Catturare un istante di viaggio, per imprimerlo nella mente e conservarlo, è un atto che si ripete da tempo immemore, che si ripete, sì, ma che si è evoluto e che si evolve: cambia, infatti, il modo in cui lo si fa o lo strumento che si utilizza. Questo gesto dell’immortalare un momento che forse non si ripeterà mai più sembra consolare chi lo compie, semmai un giorno vorrà rivivere quell’istante, ma pare essere anche un mezzo potente per raccontare la propria esperienza agli altri, per mostrare, per condividere.
Il “viaggiatore” di oggi è Monet, che ci accompagna in Francia, a contemplare il mare dalla balaustra di una terrazza balneare.
Nella sua opera “La terrazza a Sainte-Adresse“, realizzata nel 1867, l’artista fotografa con i suoi strumenti pittorici uno scorcio che mostra una località marina in cui alcuni personaggi sembrano rilassarsi e godere del sole e della brezza che li avvolge. La scena è pervasa da un’atmosfera frizzante e spensierata, come lo era quella della Francia del Secondo Impero, immortalata facendo appello anche a “souvenir di viaggio” (in questo caso, non fisico) che Monet integrò nel suo modo di fare arte. Si possono, infatti, cogliere rimandi alla pittura giapponese, particolarmente in voga in quel periodo, tanto da creare una vera e propria moda definita “Giapponismo”. Per la realizzazione di quest’opera Monet si ispirò, infatti, a una xilografia dell’artista giapponese Hokusai, stampa ancora oggi conservata ed esposta nella casa dell’artista francese a Giverny.
Da un viaggio, quindi, solo “spirituale”, per trattenere e immortalare tecniche e influssi provenienti da altri luoghi, si passa, osservando l’opera, a notare che probabilmente anche i personaggi raffigurati, pur essendo avvicinabili a livello di fisionomia a parenti del pittore, si comportano da “viaggiatori“, complice anche il fatto di rappresentare, all’interno del dipinto, una località prettamente turistica.
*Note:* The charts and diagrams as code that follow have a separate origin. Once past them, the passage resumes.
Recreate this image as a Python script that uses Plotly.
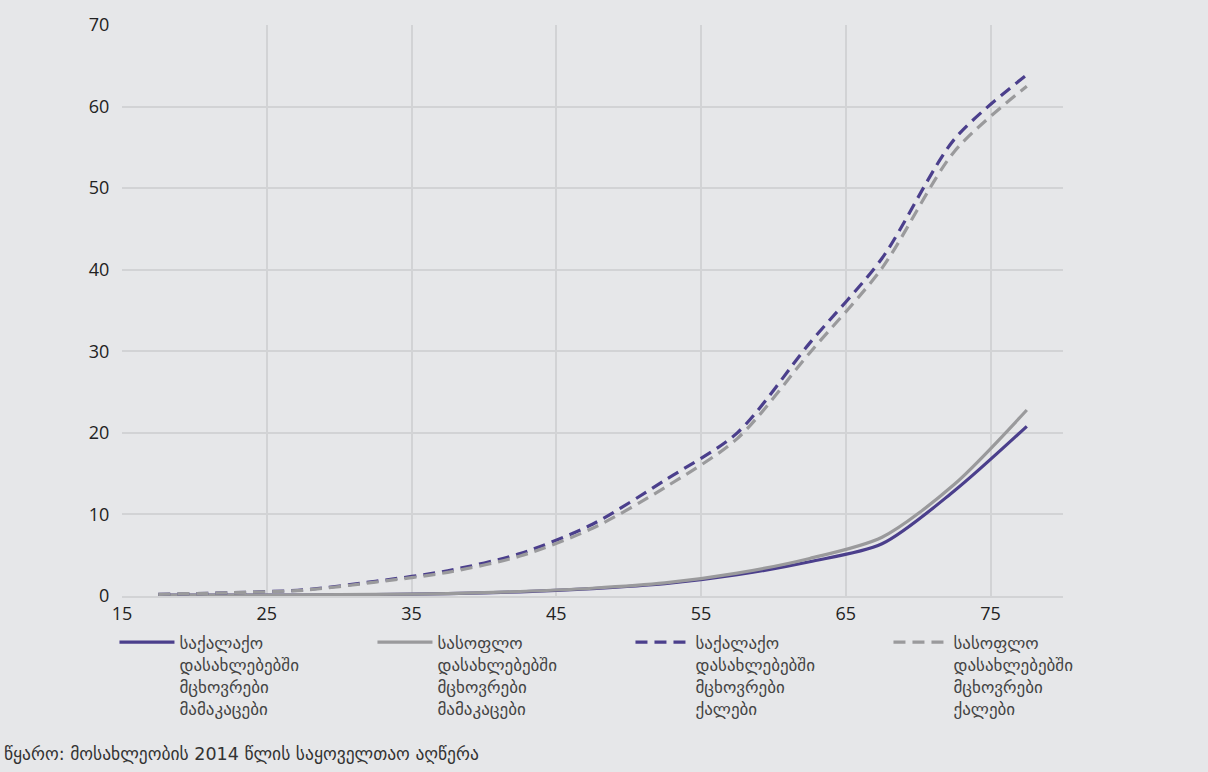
import plotly.graph_objects as go

ages = [17.5, 22.5, 27.5, 32.5, 37.5, 42.5, 47.5, 52.5, 57.5, 62.5, 67.5, 72.5, 77.5]
urban_men = [0.1, 0.1, 0.12, 0.18, 0.3, 0.5, 0.9, 1.5, 2.6, 4.2, 6.4, 12.9, 20.8]
rural_men = [0.1, 0.1, 0.15, 0.2, 0.3, 0.55, 0.95, 1.6, 2.8, 4.6, 7.2, 13.7, 22.8]
urban_women = [0.2, 0.4, 0.75, 1.8, 3.1, 5.2, 8.8, 14.2, 20.0, 31.0, 41.4, 56.0, 63.9]
rural_women = [0.2, 0.4, 0.7, 1.7, 2.9, 4.9, 8.3, 13.3, 19.3, 29.8, 40.2, 54.5, 62.5]

names = [
    "საქალაქო<br>დასახლებებში<br>მცხოვრები<br>მამაკაცები",
    "სასოფლო<br>დასახლებებში<br>მცხოვრები<br>მამაკაცები",
    "საქალაქო<br>დასახლებებში<br>მცხოვრები<br>ქალები",
    "სასოფლო<br>დასახლებებში<br>მცხოვრები<br>ქალები",
]
source_text = "წყარო: მოსახლეობის 2014 წლის საყოველთაო აღწერა"

PURPLE = "#4B3F8C"
GRAY = "#9A9A9C"

fig = go.Figure()
series = [
    (urban_men, PURPLE, "solid"),
    (rural_men, GRAY, "solid"),
    (urban_women, PURPLE, "12px,7px"),
    (rural_women, GRAY, "12px,7px"),
]
for (vals, col, dash), nm in zip(series, names):
    fig.add_trace(go.Scatter(
        x=ages, y=vals, name=nm, mode="lines",
        line=dict(color=col, width=3.2, dash=dash, shape="spline", smoothing=0.8),
    ))

BG = "#E6E7E9"
GRID = "#D2D3D5"
fig.update_layout(
    width=1208, height=772,
    paper_bgcolor=BG, plot_bgcolor=BG,
    margin=dict(l=122, r=145, t=23, b=176),
    font=dict(family="Open Sans, DejaVu Sans, sans-serif", size=16, color="#222222"),
    xaxis=dict(range=[15, 80], tickmode="array", tickvals=[15, 25, 35, 45, 55, 65, 75],
               showgrid=True, gridcolor=GRID, gridwidth=2, zeroline=False,
               showline=True, linecolor=GRID, linewidth=2,
               ticks="", tickfont=dict(size=18, color="#222222")),
    yaxis=dict(range=[0, 70], tickmode="array", tickvals=[0, 10, 20, 30, 40, 50, 60, 70],
               showgrid=True, gridcolor=GRID, gridwidth=2, zeroline=False,
               ticks="outside", ticklen=8, tickcolor=BG,
               tickfont=dict(size=18, color="#222222")),
    legend=dict(orientation="h", x=-0.008, xanchor="left", y=-0.05, yanchor="top",
                entrywidth=188, entrywidthmode="pixels", valign="top",
                itemwidth=55,
                font=dict(family="DejaVu Sans, sans-serif", size=17, color="#444444"),
                bgcolor="rgba(0,0,0,0)", tracegroupgap=0),
    showlegend=True,
)
fig.add_annotation(text=source_text, xref="paper", yref="paper",
                   x=-120/941, y=-0.277, xanchor="left", yanchor="middle",
                   showarrow=False,
                   font=dict(family="DejaVu Sans, sans-serif", size=17.5, color="#333333"))

fig.write_html("out.html", config={"displayModeBar": False},
               post_script="document.body.style.margin='0';document.body.style.background='#E6E7E9';")
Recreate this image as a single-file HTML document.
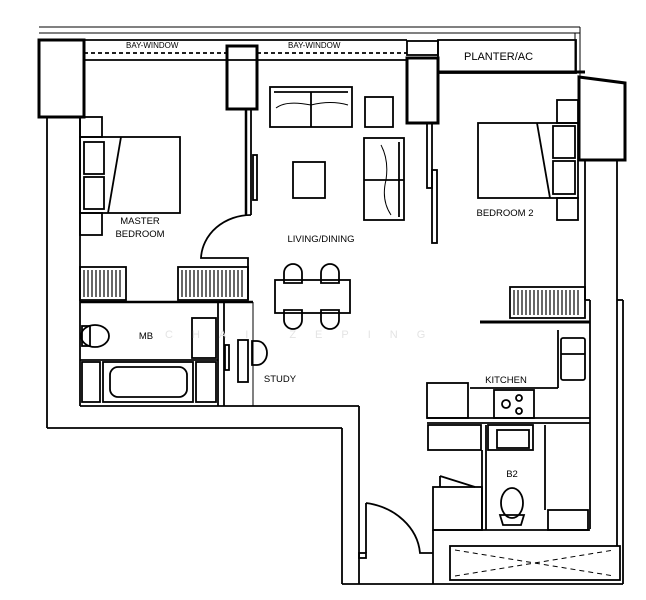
<!DOCTYPE html>
<html><head><style>
html,body{margin:0;padding:0;background:#fff;}
svg{display:block}
text{font-family:"Liberation Sans",sans-serif;fill:#000}
</style></head><body>
<svg width="646" height="600" viewBox="0 0 646 600" xmlns="http://www.w3.org/2000/svg">
<g fill="none" stroke="#000" stroke-width="1.8">
<line x1="39" y1="27" x2="580" y2="27" stroke-width="1"/>
<line x1="39" y1="33" x2="580" y2="33" stroke-width="1"/>
<line x1="580" y1="27" x2="580" y2="76" stroke-width="1"/>
<line x1="575" y1="33" x2="575" y2="73" stroke-width="1"/>
<line x1="84" y1="40" x2="407" y2="40"/>
<line x1="84" y1="60" x2="407" y2="60"/>
<line x1="84" y1="53" x2="226" y2="53" stroke-dasharray="4,3"/>
<line x1="257" y1="53" x2="407" y2="53" stroke-dasharray="4,3"/>
<rect x="438" y="40" width="138" height="33"/>
<line x1="438" y1="72" x2="585" y2="72" stroke-width="3"/>
<rect x="39" y="40" width="45" height="77" stroke-width="3"/>
<rect x="227" y="46" width="30" height="63" stroke-width="3"/>
<rect x="407" y="58" width="31" height="65" stroke-width="3"/>
<rect x="407" y="41" width="31" height="14"/>
<polygon points="579,77 625,83 625,160 579,160" stroke-width="3"/>
<line x1="47" y1="117" x2="47" y2="428"/>
<line x1="80" y1="117" x2="80" y2="406"/>
<line x1="47" y1="428" x2="342" y2="428"/>
<line x1="80" y1="406" x2="359" y2="406"/>
<line x1="342" y1="428" x2="342" y2="584"/>
<line x1="359" y1="406" x2="359" y2="584"/>
<line x1="342" y1="584" x2="623" y2="584"/>
<line x1="585" y1="160" x2="585" y2="300"/>
<line x1="617" y1="160" x2="617" y2="546"/>
<line x1="623" y1="300" x2="623" y2="584"/>
<line x1="590" y1="300" x2="590" y2="529"/>
<line x1="617" y1="300" x2="623" y2="300"/>
<line x1="585" y1="300" x2="590" y2="300"/>
<line x1="246" y1="109" x2="246" y2="215" stroke-width="2.5"/>
<line x1="251" y1="109" x2="251" y2="215"/>
<rect x="253" y="155" width="4" height="45"/>
<path d="M251,215 A50,45 0 0 0 201,258 L248,258 L248,300"/>
<rect x="80" y="137" width="100" height="76"/>
<rect x="84" y="142" width="20" height="32"/><rect x="84" y="177" width="20" height="32"/>
<line x1="121" y1="137" x2="108" y2="213"/>
<rect x="80" y="117" width="22" height="20"/><rect x="80" y="213" width="22" height="22"/>
<rect x="80" y="267" width="46" height="33"/>
<rect x="178" y="267" width="70" height="33"/>
<rect x="510" y="287" width="75" height="31"/>
<g stroke-width="1.2">
<path d="M84,270v27M88,270v27M92,270v27M96,270v27M100,270v27M104,270v27M108,270v27M112,270v27M116,270v27M120,270v27"/>
<path d="M182,270v27M186,270v27M190,270v27M194,270v27M198,270v27M202,270v27M206,270v27M210,270v27M214,270v27M218,270v27M222,270v27M226,270v27M230,270v27M234,270v27M238,270v27M242,270v27"/>
<path d="M514,290v25M518,290v25M522,290v25M526,290v25M530,290v25M534,290v25M538,290v25M542,290v25M546,290v25M550,290v25M554,290v25M558,290v25M562,290v25M566,290v25M570,290v25M574,290v25M578,290v25"/>
</g>
<line x1="80" y1="302" x2="253" y2="302" stroke-width="2.5"/>
<line x1="218" y1="302" x2="218" y2="406"/>
<line x1="80" y1="360" x2="218" y2="360"/>
<rect x="103" y="362" width="90" height="40"/>
<rect x="110" y="367" width="77" height="30" rx="8"/>
<rect x="192" y="318" width="24" height="40"/>
<ellipse cx="95" cy="336" rx="14" ry="11"/>
<rect x="82" y="326" width="8" height="20"/>
<rect x="82" y="362" width="18" height="40"/><rect x="196" y="362" width="20" height="40"/>
<line x1="224" y1="302" x2="224" y2="406"/>
<line x1="253" y1="302" x2="253" y2="406" stroke-width="1"/>
<rect x="225" y="345" width="4" height="25"/>
<rect x="238" y="340" width="10" height="42"/>
<path d="M252,341 h5 a10,12 0 0 1 0,24 h-5z"/>
<rect x="270" y="87" width="82" height="40"/>
<line x1="274" y1="92" x2="348" y2="92"/><line x1="311" y1="92" x2="311" y2="127"/>
<path d="M276,108 q10,-8 35,-3 q20,-5 37,0" stroke-width="1"/>
<rect x="365" y="97" width="28" height="30"/>
<rect x="364" y="138" width="40" height="82"/>
<line x1="364" y1="180" x2="404" y2="180"/><line x1="399" y1="142" x2="399" y2="217"/>
<path d="M381,145 q8,15 5,35 q-5,20 5,35" stroke-width="1"/>
<rect x="293" y="162" width="32" height="36"/>
<rect x="275" y="280" width="75" height="33"/>
<path d="M284,283 v-10 a9,9 0 0 1 18,0 v10z M321,283 v-10 a9,9 0 0 1 18,0 v10z"/>
<path d="M284,310 v10 a9,9 0 0 0 18,0 v-10z M321,310 v10 a9,9 0 0 0 18,0 v-10z"/>
<rect x="427" y="123" width="5" height="65"/>
<rect x="432" y="170" width="5" height="73"/>
<rect x="478" y="123" width="100" height="75"/>
<line x1="537" y1="123" x2="550" y2="198"/>
<rect x="553" y="126" width="22" height="32"/><rect x="553" y="161" width="22" height="33"/>
<rect x="557" y="100" width="21" height="23"/><rect x="557" y="198" width="21" height="22"/>
<line x1="480" y1="322" x2="590" y2="322" stroke-width="3"/>
<line x1="558" y1="330" x2="558" y2="388"/>
<line x1="470" y1="388" x2="558" y2="388"/>
<rect x="561" y="338" width="24" height="42" rx="2"/>
<line x1="561" y1="354" x2="585" y2="354"/>
<rect x="427" y="383" width="41" height="35"/>
<rect x="494" y="390" width="40" height="28"/>
<circle cx="506" cy="404" r="4"/><circle cx="519" cy="398" r="3"/><circle cx="519" cy="411" r="3"/>
<line x1="427" y1="418" x2="590" y2="418"/>
<line x1="427" y1="423" x2="590" y2="423"/>
<rect x="428" y="425" width="53" height="25"/>
<rect x="488" y="425" width="45" height="25"/>
<rect x="497" y="430" width="32" height="18"/>
<line x1="482" y1="450" x2="482" y2="530"/>
<line x1="486" y1="425" x2="486" y2="530"/>
<line x1="545" y1="425" x2="545" y2="510"/>
<rect x="548" y="510" width="40" height="20"/>
<rect x="433" y="487" width="49" height="43"/>
<line x1="440" y1="476" x2="475" y2="487"/><line x1="440" y1="476" x2="440" y2="487"/>
<ellipse cx="512" cy="503" rx="11" ry="15"/>
<path d="M500,515 h24 l-3,10 h-18z"/>
<line x1="433" y1="530" x2="590" y2="530"/>
<line x1="433" y1="530" x2="433" y2="584"/>
<rect x="450" y="546" width="170" height="34"/>
<line x1="455" y1="550" x2="614" y2="576" stroke-dasharray="5,4" stroke-width="1"/>
<line x1="455" y1="576" x2="614" y2="550" stroke-dasharray="5,4" stroke-width="1"/>
<rect x="359" y="553" width="7" height="5"/>
<path d="M366,503 v50 M366,503 A64,55 0 0 1 420,553 h13"/>
</g>
<g font-size="8">
<text x="126" y="48">BAY-WINDOW</text>
<text x="288" y="48">BAY-WINDOW</text>
</g>
<text x="464" y="60" font-size="11">PLANTER/AC</text>
<g font-size="9.5" text-anchor="middle">
<text x="140" y="224">MASTER</text>
<text x="140" y="237">BEDROOM</text>
<text x="321" y="242">LIVING/DINING</text>
<text x="505" y="216">BEDROOM 2</text>
<text x="146" y="339">MB</text>
<text x="280" y="382">STUDY</text>
<text x="506" y="383">KITCHEN</text>
<text x="512" y="477">B2</text>
</g>
<text x="165" y="338" font-size="11" style="fill:#e4e4e4;letter-spacing:19px">CHAI ZEPING</text>
</svg>
</body></html>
Il viaggio di Monet continua anche “nel passato”: si possono notare, infatti, rimandi alla Normandia, regione in cui l’artista trascorse parte della sua infanzia, attraverso i colori utilizzati, con particolare riferimento ai gladioli gialli e scarlatti che spiccano tra la rigogliosa vegetazione raffigurata.
Claude Monet (Parigi, 14 novembre 1840 – Giverny, 5 dicembre 1926), considerato l’iniziatore nonché il massimo esponente della corrente artistica dell’Impressionismo in Francia, iniziò ad essere attratto dal disegno in tenera età, tanto che, alcuni anni dopo, sotto la guida del maestro Ochard, si specializzò nella realizzazione di sferzanti caricature, arrivando ad esporle nella vetrina di una bottega sulla Rue de Paris e a “farsi un nome”. In seguito, insieme a Renoir, gettò le basi per la nascita e lo sviluppo della corrente impressionista e raggiunse la pienezza della sua potenza artistica ad Argenteuil, dove migliorò il suo caratteristico “tocco virgolettato”.
Il dipinto in questione, attualmente conservato al Metropolitan Museum of Art di New York, permette di percorrere (e ri-percorrere) un viaggio anche a livello cromatico, tra accostamenti arditi e forti contrasti, volti a esaltare la luminosità delle tinte, attraverso l’utilizzo di soli colori puri. Le pennellate sono morbide e rapide, ma le figure e gli altri elementi rappresentati sono facilmente distinguibili, trattandosi di un dipinto realizzato in età giovanile, quando Monet era ancora “in viaggio” per costruire il percorso che lo avrebbe condotto a diventare il “padre” dell’Impressionismo.